> [Data provided]
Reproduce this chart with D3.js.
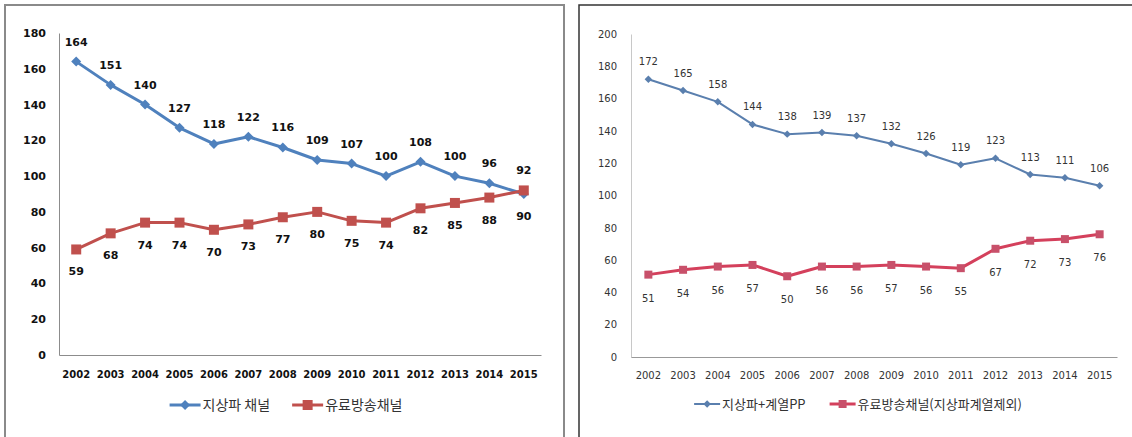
<!DOCTYPE html>
<html>
<head>
<meta charset="utf-8">
<script src="https://cdn.jsdelivr.net/npm/d3@7"></script>
<style>
  body { margin: 0; background: #fff; }
  svg { display: block; }
</style>
</head>
<body>
<svg id="chart" width="1132" height="437"></svg>
<script>
// data
var years = ['2002','2003','2004','2005','2006','2007','2008','2009','2010','2011','2012','2013','2014','2015'];

var leftTerrestrial = [164,151,140,127,118,122,116,109,107,100,108,100,96,90];
var leftPaid        = [59,68,74,74,70,73,77,80,75,74,82,85,88,92];
var leftTicks       = [0,20,40,60,80,100,120,140,160,180];
var leftNames       = ['지상파 채널','유료방송채널'];

var rightTerrestrial = [172,165,158,144,138,139,137,132,126,119,123,113,111,106];
var rightPaid        = [51,54,56,57,50,56,56,57,56,55,67,72,73,76];
var rightTicks       = [0,20,40,60,80,100,120,140,160,180,200];
var rightNames       = ['지상파+계열PP','유료방송채널(지상파계열제외)'];

var svg = d3.select('#chart');

function drawPanel(o) {
  var g = svg.append('g');

  // frame
  g.append('rect')
    .attr('x', o.frame[0]).attr('y', o.frame[1])
    .attr('width', o.frame[2]).attr('height', o.frame[3])
    .attr('fill', 'none')
    .attr('stroke', o.frameColor)
    .attr('stroke-width', o.frameWidth);

  var x = d3.scaleBand().domain(years).range([o.left, o.right]);
  var y = d3.scaleLinear().domain([0, d3.max(o.ticks)]).range([o.bottom, o.top]);
  var cx = function(i) { return x(years[i]) + x.bandwidth() / 2; };

  // y axis
  var ya = g.append('g')
    .attr('transform', 'translate(' + o.left + ',0)')
    .call(d3.axisLeft(y).tickValues(o.ticks).tickSize(0).tickPadding(o.yPad));
  ya.select('.domain').attr('stroke', o.yAxisColor);
  ya.selectAll('text')
    .style('font-family', o.font).style('font-size', o.tickSize + 'px')
    .style('font-weight', o.tickWeight).attr('fill', o.textColor);

  // x axis
  var xa = g.append('g')
    .attr('transform', 'translate(0,' + o.bottom + ')')
    .call(d3.axisBottom(x).tickSize(0).tickPadding(o.xPad));
  xa.select('.domain').attr('stroke', o.xAxisColor);
  xa.selectAll('text')
    .style('font-family', o.font).style('font-size', o.xTickSize + 'px')
    .style('font-weight', o.tickWeight).attr('fill', o.textColor);

  var series = o.series;
  series.forEach(function(s, k) {
    var other = series[1 - k].values;
    var line = d3.line()
      .x(function(d, i) { return cx(i); })
      .y(function(d) { return y(d); });

    g.append('path')
      .datum(s.values)
      .attr('d', line)
      .attr('fill', 'none')
      .attr('stroke', s.color)
      .attr('stroke-width', s.width)
      .attr('stroke-linejoin', 'round');

    g.selectAll('.m' + k)
      .data(s.values)
      .enter()
      .append('path')
      .attr('class', 'm' + k)
      .attr('d', d3.symbol().type(d3.symbolSquare).size(s.markerSize))
      .attr('transform', function(d, i) {
        return 'translate(' + cx(i) + ',' + y(d) + ')' + (s.diamond ? ' rotate(45)' : '');
      })
      .attr('fill', s.markerColor);

    // value labels: above when this series is the higher one, below otherwise
    g.selectAll('.v' + k)
      .data(s.values)
      .enter()
      .append('text')
      .attr('class', 'v' + k)
      .attr('x', function(d, i) { return cx(i); })
      .attr('y', function(d, i) {
        return d >= other[i] ? y(d) - o.above : y(d) + o.below;
      })
      .attr('text-anchor', 'middle')
      .style('font-family', o.font)
      .style('font-size', o.labelSize + 'px')
      .style('font-weight', o.tickWeight)
      .attr('fill', o.textColor)
      .text(function(d) { return d; });
  });

  // legend
  var lg = g.append('g').attr('transform', 'translate(0,' + o.legendY + ')');
  var pos = 0;
  var items = [];
  series.forEach(function(s, k) {
    var it = lg.append('g');
    it.append('line')
      .attr('x1', 0).attr('x2', o.legendLine)
      .attr('stroke', s.color).attr('stroke-width', s.width);
    it.append('path')
      .attr('d', d3.symbol().type(d3.symbolSquare).size(s.markerSize))
      .attr('transform', 'translate(' + o.legendLine / 2 + ',0)' + (s.diamond ? ' rotate(45)' : ''))
      .attr('fill', s.markerColor);
    var t = it.append('text')
      .attr('x', o.legendLine + 2)
      .attr('dy', '0.35em')
      .style('font-family', '"Noto Sans CJK KR", "Noto Sans", sans-serif')
      .style('font-size', o.legendSize + 'px')
      .attr('fill', o.legendColor)
      .text(s.name);
    var w = o.legendLine + 2 + t.node().getComputedTextLength();
    items.push({ g: it, x: pos });
    pos += w + o.legendGap;
  });
  var total = pos - o.legendGap;
  var start = o.legendCenter - total / 2;
  items.forEach(function(it) {
    it.g.attr('transform', 'translate(' + (start + it.x) + ',0)');
  });
}

drawPanel({
  frame: [5, 5, 559, 460], frameColor: '#8a8a8a', frameWidth: 2,
  left: 59, right: 541, top: 33, bottom: 355,
  ticks: leftTicks,
  yPad: 13, xPad: 16,
  yAxisColor: '#8c8c8c', xAxisColor: '#8c8c8c',
  font: '"DejaVu Sans", Verdana, sans-serif',
  tickSize: 11, xTickSize: 10, labelSize: 11, tickWeight: 'bold',
  textColor: '#111',
  above: 16, below: 26,
  legendY: 405, legendCenter: 286, legendLine: 31, legendGap: 22,
  legendSize: 14, legendColor: '#333',
  series: [
    { name: leftNames[0], values: leftTerrestrial, color: '#4f81bd', markerColor: '#4f81bd',
      width: 3, markerSize: 50, diamond: true },
    { name: leftNames[1], values: leftPaid, color: '#c0504d', markerColor: '#c0504d',
      width: 3, markerSize: 100, diamond: false }
  ]
});

drawPanel({
  frame: [579, 5, 600, 460], frameColor: '#333', frameWidth: 1.5,
  left: 631, right: 1117, top: 34, bottom: 357,
  ticks: rightTicks,
  yPad: 14, xPad: 15,
  yAxisColor: '#c8c8c8', xAxisColor: '#999',
  font: '"DejaVu Sans", sans-serif',
  tickSize: 10, xTickSize: 10, labelSize: 10, tickWeight: 'normal',
  textColor: '#333',
  above: 14, below: 27,
  legendY: 404, legendCenter: 858, legendLine: 26, legendGap: 24,
  legendSize: 13, legendColor: '#333',
  series: [
    { name: rightNames[0], values: rightTerrestrial, color: '#5a7fae', markerColor: '#5a7fae',
      width: 2, markerSize: 28, diamond: true },
    { name: rightNames[1], values: rightPaid, color: '#d4405c', markerColor: '#c8506a',
      width: 3, markerSize: 64, diamond: false }
  ]
});
</script>
</body>
</html>
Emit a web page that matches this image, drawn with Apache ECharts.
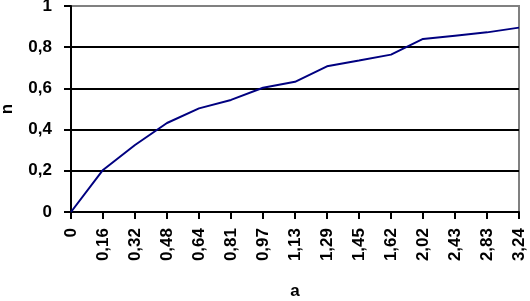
<!DOCTYPE html>
<html>
<head>
<meta charset="utf-8">
<script src="https://cdn.jsdelivr.net/npm/echarts@6/dist/echarts.min.js"></script>
<style>html,body{margin:0;padding:0;background:#fff;}#c{width:530px;height:301px;}</style>
</head>
<body>
<div id="c"></div>
<script>
const categories = ["0","0,16","0,32","0,48","0,64","0,81","0,97","1,13","1,29","1,45","1,62","2,02","2,43","2,83","3,24"];
const nValues = [0, 0.204, 0.325, 0.432, 0.503, 0.544, 0.603, 0.632, 0.707, 0.735, 0.764, 0.84, 0.856, 0.872, 0.895];
const yTicks = [0, 0.2, 0.4, 0.6, 0.8, 1];

const font = {fontFamily: 'Liberation Sans, Arial, sans-serif', fontSize: 17, fontWeight: 'bold', color: '#000'};
const chart = echarts.init(document.getElementById('c'), null, {renderer: 'canvas'});
chart.setOption({
  animation: false,
  backgroundColor: '#fff',
  grid: {left: 71, right: 11, top: 6, bottom: 89, containLabel: false, outerBoundsMode: 'none', show: true, borderColor: '#808080', borderWidth: 2, backgroundColor: 'transparent'},
  xAxis: {
    type: 'category',
    data: categories,
    boundaryGap: false,
    name: 'a',
    nameLocation: 'middle',
    nameGap: 71,
    nameTextStyle: font,
    axisLine: {lineStyle: {color: '#000', width: 2}},
    axisTick: {show: true, length: 7, lineStyle: {color: '#000', width: 2}, alignWithLabel: true},
    axisLabel: Object.assign({rotate: 90, margin: 16, interval: 0}, font),
    splitLine: {show: false}
  },
  yAxis: {
    type: 'value',
    min: yTicks[0],
    max: yTicks[yTicks.length - 1],
    interval: 0.2,
    name: 'n',
    nameLocation: 'middle',
    nameRotate: 90,
    nameGap: 55,
    nameTextStyle: font,
    axisLine: {show: true, lineStyle: {color: '#000', width: 2}},
    axisTick: {show: true, length: 7, lineStyle: {color: '#000', width: 2}},
    axisLabel: Object.assign({margin: 19, formatter: v => String(Math.round(v * 10) / 10).replace('.', ',')}, font),
    splitLine: {show: true, lineStyle: {color: ['#000', '#000', '#000', '#000', '#000', '#808080'], width: 2}}
  },
  series: [{
    type: 'line',
    data: nValues,
    showSymbol: false,
    symbol: 'none',
    lineStyle: {color: '#000080', width: 2},
    itemStyle: {color: '#000080'}
  }]
});
</script>
</body>
</html>
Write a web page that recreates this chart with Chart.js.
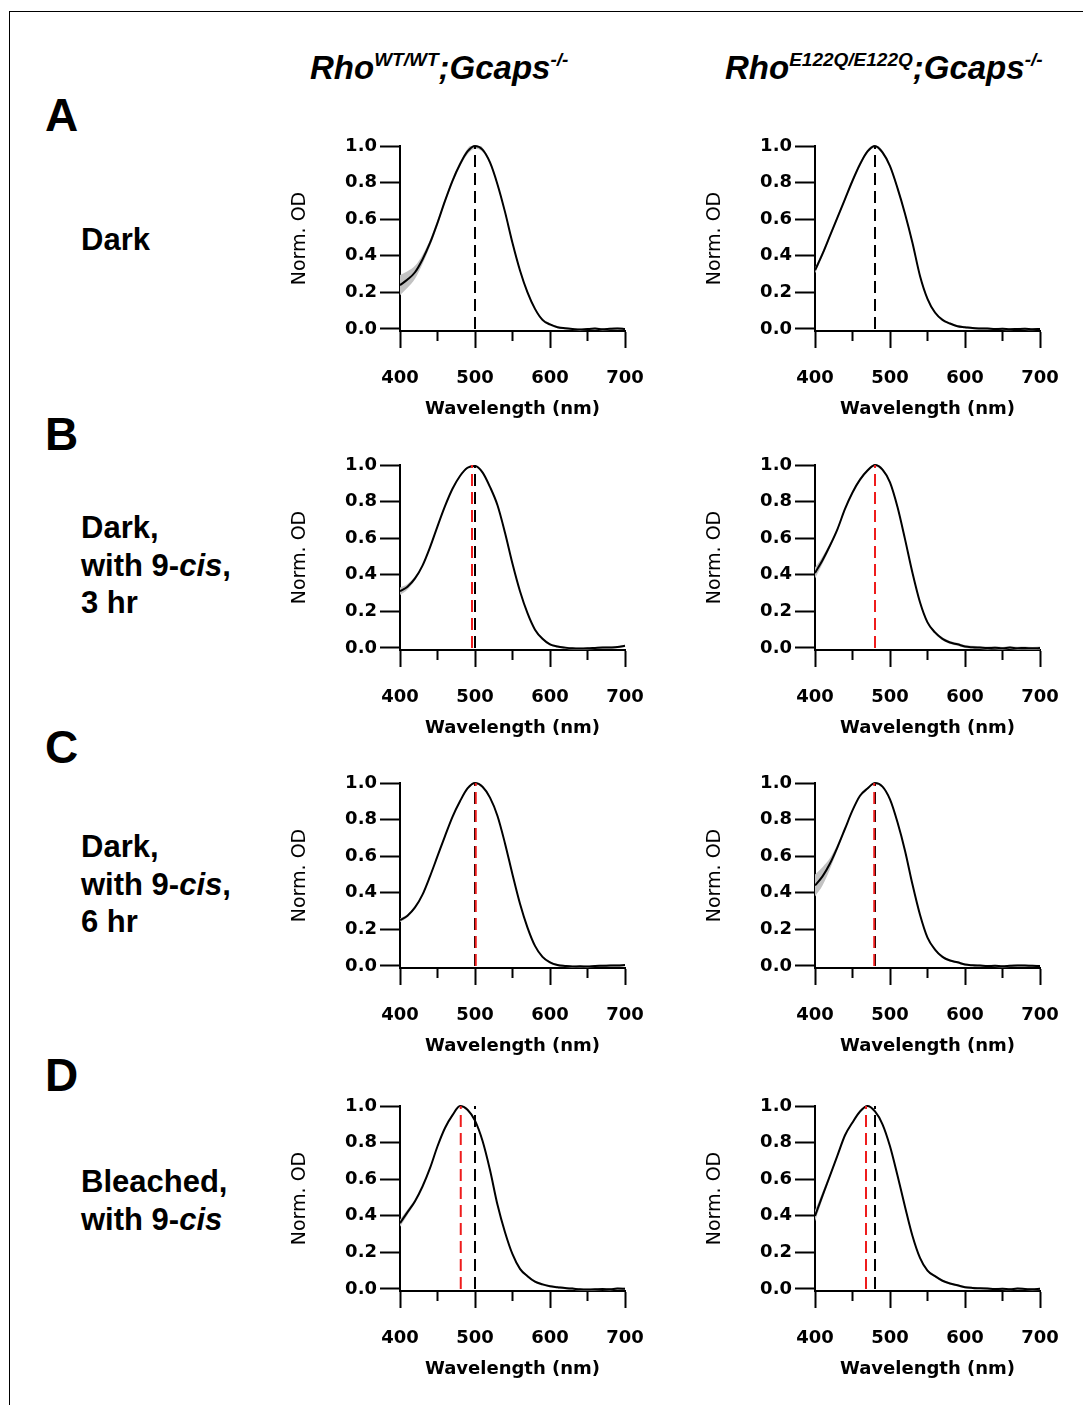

> [Task brief] Print out, exactly and with nothing added, the lines starting at the line holding "Emit a web page" and ending at the line holding "const yTicks = [0, 0.2, 0.4, 0.6, 0.8, 1];", minus any pictures.

> [Response to this task]
Emit a web page that matches this image, drawn with Apache ECharts.
<!DOCTYPE html>
<html>
<head>
<meta charset="utf-8">
<script src="https://cdn.jsdelivr.net/npm/echarts@6/dist/echarts.min.js"></script>
<style>html,body{margin:0;padding:0;background:#fff;}#c{width:530px;height:301px;}</style>
</head>
<body>
<div id="c"></div>
<script>
const categories = ["0","0,16","0,32","0,48","0,64","0,81","0,97","1,13","1,29","1,45","1,62","2,02","2,43","2,83","3,24"];
const nValues = [0, 0.204, 0.325, 0.432, 0.503, 0.544, 0.603, 0.632, 0.707, 0.735, 0.764, 0.84, 0.856, 0.872, 0.895];
const yTicks = [0, 0.2, 0.4, 0.6, 0.8, 1];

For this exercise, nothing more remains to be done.